• What you will do: Report how many lines contain "this", with no other words.

(Plotting code records)
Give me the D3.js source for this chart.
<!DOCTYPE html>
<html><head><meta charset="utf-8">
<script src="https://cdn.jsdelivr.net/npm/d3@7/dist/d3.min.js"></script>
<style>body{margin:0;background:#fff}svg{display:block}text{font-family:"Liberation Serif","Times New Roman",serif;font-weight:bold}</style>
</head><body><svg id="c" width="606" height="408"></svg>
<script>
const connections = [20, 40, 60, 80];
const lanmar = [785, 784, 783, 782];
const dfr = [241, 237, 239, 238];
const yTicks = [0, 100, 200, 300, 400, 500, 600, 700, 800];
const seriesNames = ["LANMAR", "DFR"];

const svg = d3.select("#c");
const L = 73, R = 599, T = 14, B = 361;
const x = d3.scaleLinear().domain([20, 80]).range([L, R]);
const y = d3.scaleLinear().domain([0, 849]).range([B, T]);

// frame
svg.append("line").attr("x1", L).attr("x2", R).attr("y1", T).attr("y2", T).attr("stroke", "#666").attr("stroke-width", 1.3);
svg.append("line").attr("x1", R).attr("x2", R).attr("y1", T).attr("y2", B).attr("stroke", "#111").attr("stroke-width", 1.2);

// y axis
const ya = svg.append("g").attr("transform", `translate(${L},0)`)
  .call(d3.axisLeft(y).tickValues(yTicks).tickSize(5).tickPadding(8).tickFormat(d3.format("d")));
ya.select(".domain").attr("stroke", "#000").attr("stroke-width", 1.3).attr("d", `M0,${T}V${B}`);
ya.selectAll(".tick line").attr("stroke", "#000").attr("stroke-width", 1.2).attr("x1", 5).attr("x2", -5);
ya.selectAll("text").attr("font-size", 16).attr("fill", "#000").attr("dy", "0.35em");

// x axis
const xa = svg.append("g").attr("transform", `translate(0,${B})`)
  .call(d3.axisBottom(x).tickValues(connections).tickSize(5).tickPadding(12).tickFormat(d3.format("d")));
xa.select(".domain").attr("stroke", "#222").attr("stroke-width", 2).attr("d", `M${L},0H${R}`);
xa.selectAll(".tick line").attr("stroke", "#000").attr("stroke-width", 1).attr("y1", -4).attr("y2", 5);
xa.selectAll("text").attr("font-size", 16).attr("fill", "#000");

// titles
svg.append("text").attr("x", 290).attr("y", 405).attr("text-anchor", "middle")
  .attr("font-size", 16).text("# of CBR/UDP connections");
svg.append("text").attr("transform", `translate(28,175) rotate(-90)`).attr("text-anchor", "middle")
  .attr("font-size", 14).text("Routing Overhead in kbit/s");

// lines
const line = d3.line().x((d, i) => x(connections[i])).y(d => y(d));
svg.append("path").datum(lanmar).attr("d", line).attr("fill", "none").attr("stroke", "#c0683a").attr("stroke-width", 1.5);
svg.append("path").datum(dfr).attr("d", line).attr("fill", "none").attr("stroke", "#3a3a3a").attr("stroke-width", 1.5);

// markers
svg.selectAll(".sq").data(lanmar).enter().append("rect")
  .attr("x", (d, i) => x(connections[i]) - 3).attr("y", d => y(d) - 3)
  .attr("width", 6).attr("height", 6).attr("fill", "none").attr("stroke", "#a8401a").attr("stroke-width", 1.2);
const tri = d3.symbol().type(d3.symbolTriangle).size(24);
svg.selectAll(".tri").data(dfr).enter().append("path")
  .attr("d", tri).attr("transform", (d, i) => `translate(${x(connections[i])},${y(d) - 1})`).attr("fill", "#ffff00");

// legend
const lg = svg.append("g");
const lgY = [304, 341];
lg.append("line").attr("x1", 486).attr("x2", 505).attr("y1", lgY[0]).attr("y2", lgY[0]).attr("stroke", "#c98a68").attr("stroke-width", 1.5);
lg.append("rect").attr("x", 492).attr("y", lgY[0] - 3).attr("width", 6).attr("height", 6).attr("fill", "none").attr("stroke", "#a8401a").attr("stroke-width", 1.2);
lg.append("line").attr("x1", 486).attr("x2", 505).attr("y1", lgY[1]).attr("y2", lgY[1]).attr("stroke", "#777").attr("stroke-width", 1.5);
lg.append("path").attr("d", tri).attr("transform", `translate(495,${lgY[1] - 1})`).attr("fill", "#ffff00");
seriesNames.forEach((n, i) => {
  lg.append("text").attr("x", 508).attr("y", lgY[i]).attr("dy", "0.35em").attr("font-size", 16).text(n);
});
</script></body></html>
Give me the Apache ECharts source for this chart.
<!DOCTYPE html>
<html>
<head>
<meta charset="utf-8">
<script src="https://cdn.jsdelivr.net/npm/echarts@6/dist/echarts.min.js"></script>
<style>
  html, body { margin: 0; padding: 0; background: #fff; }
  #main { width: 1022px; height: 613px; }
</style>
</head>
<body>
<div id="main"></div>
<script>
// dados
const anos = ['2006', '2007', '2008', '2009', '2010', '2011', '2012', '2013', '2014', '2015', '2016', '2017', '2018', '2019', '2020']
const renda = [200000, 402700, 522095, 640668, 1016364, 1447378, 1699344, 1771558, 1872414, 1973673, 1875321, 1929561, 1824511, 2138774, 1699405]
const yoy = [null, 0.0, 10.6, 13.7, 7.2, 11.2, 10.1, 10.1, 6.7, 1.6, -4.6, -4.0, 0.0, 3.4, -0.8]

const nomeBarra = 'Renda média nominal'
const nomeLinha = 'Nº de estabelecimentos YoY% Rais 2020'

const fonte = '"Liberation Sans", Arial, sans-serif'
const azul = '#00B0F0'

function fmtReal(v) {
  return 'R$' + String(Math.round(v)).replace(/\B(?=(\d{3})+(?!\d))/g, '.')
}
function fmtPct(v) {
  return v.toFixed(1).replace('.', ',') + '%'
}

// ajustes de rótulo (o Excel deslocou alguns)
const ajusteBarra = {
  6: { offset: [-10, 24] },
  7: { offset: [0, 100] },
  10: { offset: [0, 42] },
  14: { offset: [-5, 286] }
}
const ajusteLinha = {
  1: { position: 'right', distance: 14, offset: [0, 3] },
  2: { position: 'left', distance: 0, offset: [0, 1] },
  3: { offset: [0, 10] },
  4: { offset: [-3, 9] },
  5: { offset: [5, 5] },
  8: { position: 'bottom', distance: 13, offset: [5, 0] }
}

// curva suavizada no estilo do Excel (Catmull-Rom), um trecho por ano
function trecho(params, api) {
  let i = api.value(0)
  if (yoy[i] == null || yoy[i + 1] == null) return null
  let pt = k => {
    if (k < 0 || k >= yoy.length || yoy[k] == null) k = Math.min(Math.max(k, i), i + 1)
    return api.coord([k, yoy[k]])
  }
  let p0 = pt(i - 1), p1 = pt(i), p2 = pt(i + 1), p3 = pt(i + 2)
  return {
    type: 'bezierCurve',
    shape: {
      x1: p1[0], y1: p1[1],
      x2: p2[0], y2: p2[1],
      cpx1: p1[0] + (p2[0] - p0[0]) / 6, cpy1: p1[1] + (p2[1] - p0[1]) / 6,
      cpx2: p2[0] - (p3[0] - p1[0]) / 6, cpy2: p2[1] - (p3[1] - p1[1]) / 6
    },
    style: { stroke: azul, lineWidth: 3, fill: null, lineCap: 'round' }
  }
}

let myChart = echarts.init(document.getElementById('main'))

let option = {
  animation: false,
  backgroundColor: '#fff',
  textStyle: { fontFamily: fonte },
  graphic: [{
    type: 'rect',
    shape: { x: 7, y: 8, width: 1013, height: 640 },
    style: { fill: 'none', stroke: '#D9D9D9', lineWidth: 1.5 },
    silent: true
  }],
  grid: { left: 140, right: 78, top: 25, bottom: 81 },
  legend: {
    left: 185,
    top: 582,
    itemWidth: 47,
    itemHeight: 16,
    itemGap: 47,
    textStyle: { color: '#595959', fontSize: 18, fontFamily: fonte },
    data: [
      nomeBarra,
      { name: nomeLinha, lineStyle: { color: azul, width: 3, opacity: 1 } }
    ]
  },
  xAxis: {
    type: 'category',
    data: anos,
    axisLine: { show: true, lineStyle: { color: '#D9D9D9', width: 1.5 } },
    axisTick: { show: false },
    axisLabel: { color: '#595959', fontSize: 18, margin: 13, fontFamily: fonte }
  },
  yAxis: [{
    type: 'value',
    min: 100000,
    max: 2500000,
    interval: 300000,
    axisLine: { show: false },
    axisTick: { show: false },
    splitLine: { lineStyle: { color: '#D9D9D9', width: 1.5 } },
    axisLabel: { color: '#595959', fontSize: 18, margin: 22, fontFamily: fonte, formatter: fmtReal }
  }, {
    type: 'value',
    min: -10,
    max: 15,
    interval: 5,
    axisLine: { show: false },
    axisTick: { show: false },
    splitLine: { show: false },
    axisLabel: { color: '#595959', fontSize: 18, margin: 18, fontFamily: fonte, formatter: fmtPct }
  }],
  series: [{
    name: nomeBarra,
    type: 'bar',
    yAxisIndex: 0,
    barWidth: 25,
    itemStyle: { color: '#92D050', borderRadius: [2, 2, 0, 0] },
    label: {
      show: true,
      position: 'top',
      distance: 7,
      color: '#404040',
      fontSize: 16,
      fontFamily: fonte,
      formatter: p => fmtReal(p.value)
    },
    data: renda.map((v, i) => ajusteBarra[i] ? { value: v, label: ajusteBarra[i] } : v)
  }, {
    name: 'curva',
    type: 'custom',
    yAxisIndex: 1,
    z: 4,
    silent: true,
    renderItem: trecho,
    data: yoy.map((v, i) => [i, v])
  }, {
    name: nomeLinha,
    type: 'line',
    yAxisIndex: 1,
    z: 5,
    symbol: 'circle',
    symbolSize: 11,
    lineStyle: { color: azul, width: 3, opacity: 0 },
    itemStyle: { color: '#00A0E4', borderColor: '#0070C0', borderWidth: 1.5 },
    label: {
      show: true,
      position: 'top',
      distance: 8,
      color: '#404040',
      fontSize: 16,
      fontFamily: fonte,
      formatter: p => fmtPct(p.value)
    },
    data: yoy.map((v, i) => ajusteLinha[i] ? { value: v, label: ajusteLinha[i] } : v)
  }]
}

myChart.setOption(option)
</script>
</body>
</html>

• Correct result: 2